Exercise goal -
Starting at the line that contains "Give me the" and stopping at the line that contains "import * as", repeat every line exactly, the two end lines included, and nothing else.

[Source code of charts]
---
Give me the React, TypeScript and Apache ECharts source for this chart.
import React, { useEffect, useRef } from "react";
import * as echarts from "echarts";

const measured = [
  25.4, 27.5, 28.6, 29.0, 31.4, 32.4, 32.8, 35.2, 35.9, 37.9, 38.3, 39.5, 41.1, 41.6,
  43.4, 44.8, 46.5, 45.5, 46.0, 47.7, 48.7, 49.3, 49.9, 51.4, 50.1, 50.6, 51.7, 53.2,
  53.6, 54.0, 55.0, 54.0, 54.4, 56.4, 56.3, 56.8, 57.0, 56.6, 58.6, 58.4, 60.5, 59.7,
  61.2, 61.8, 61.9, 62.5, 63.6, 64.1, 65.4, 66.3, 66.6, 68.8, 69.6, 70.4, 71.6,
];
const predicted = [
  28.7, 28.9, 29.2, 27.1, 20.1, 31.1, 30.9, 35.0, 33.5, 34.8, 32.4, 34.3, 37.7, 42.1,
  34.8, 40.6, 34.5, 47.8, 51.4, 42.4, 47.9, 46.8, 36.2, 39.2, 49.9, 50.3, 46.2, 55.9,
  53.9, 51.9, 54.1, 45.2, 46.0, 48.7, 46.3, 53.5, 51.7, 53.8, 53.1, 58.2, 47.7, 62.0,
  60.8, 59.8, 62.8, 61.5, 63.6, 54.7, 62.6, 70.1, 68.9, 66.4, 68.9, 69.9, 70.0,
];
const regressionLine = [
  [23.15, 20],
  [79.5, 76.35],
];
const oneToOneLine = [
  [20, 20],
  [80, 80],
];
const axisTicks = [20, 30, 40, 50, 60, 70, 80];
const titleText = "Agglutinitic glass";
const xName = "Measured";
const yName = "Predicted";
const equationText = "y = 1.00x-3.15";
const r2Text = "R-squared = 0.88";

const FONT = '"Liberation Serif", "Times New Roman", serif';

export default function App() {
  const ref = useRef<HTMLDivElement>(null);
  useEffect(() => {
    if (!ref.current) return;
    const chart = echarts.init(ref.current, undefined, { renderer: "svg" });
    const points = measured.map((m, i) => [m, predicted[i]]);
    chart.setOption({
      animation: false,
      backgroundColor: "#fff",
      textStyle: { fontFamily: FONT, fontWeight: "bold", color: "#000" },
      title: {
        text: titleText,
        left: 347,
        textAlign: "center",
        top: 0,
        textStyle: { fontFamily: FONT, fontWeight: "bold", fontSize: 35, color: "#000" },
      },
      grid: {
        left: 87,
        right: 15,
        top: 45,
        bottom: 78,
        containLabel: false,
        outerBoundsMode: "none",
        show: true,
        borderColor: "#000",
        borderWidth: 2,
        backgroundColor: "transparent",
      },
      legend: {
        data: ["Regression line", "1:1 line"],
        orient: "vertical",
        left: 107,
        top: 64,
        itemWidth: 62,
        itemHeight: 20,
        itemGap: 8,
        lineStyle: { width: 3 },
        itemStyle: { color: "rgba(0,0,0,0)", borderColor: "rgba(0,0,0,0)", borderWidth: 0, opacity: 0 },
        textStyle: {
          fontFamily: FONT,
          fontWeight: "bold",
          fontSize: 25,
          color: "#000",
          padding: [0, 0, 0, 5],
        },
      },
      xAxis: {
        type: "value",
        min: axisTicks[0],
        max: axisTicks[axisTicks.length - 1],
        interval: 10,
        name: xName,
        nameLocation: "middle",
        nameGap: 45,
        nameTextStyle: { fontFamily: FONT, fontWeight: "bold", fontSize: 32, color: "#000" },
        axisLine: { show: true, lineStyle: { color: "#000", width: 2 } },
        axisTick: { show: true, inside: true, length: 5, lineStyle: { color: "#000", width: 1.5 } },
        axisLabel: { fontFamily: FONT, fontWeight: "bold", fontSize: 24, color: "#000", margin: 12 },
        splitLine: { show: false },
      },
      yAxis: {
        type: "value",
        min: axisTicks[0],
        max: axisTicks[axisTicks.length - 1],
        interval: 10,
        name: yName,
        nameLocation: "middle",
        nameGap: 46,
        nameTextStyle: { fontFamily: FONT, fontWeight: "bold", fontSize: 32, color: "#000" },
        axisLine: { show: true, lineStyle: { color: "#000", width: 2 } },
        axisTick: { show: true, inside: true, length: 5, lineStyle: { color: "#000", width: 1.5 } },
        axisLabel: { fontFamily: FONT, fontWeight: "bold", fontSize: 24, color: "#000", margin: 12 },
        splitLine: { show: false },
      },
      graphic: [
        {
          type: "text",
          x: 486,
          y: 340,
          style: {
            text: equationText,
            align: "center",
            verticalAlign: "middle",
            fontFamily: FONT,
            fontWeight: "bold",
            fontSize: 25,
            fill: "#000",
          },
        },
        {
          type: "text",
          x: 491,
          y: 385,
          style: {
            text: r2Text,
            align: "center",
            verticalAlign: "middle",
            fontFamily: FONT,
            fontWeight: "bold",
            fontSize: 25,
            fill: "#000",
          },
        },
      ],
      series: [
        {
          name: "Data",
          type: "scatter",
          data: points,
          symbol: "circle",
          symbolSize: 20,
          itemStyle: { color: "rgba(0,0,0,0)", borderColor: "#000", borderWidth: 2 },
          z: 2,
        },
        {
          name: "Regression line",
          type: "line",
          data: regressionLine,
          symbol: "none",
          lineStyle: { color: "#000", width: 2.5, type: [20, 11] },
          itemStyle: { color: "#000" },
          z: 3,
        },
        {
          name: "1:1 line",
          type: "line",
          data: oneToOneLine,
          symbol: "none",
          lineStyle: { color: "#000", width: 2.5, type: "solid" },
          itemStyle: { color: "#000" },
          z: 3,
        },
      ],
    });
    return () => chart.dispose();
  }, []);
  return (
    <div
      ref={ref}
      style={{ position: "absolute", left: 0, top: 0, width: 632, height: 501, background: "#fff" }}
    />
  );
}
---
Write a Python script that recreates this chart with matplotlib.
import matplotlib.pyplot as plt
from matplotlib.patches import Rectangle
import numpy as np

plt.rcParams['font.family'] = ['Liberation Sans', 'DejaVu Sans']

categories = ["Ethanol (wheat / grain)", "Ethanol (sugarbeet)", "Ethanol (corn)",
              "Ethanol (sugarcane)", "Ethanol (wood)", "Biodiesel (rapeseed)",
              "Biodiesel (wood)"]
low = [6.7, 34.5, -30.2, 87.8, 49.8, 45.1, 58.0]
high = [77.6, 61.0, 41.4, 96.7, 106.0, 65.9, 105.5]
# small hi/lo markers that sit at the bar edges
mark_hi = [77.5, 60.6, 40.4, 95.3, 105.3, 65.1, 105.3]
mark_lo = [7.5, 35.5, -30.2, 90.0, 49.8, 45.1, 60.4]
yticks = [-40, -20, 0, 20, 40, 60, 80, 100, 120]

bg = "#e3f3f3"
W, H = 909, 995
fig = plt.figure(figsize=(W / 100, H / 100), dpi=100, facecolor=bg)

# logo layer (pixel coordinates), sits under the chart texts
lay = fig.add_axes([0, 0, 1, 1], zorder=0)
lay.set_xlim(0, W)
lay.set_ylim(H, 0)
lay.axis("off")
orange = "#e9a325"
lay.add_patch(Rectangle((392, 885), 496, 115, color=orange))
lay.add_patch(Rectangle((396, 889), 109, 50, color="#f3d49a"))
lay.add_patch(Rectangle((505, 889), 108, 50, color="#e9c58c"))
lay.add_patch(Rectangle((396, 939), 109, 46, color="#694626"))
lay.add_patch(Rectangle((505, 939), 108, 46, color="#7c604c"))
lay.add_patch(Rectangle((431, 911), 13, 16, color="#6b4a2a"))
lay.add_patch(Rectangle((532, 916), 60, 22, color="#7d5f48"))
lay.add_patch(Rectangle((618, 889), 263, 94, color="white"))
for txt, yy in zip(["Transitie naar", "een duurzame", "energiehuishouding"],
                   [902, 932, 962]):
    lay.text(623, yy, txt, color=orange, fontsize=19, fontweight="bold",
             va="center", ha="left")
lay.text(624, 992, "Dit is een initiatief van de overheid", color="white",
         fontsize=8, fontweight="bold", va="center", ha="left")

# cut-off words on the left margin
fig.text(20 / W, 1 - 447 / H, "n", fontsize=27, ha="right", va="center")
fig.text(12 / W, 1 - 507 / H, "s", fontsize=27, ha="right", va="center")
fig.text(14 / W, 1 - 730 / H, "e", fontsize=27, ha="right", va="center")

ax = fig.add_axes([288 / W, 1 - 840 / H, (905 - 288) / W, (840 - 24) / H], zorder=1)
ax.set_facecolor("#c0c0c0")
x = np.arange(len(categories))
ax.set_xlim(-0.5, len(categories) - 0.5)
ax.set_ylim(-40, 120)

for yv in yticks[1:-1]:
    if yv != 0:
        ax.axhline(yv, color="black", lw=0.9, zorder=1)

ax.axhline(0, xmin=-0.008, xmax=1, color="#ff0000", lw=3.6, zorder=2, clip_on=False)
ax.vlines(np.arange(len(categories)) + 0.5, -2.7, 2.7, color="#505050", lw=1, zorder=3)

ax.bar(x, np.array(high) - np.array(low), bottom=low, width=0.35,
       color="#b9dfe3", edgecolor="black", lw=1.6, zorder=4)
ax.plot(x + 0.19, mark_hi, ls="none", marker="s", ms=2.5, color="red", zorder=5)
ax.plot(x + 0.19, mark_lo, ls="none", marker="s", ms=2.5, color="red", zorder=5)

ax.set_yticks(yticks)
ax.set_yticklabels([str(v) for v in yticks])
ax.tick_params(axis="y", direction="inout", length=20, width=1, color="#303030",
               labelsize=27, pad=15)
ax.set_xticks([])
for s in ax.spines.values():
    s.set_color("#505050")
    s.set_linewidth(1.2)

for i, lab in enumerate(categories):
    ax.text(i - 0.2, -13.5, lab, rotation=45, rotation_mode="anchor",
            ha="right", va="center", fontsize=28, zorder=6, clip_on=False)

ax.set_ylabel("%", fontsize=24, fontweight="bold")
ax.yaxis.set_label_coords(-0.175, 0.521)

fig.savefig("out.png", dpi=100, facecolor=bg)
---
Response to the task -
Give me the React, TypeScript and Apache ECharts source for this chart.
import React, { useEffect, useRef } from "react";
import * as echarts from "echarts";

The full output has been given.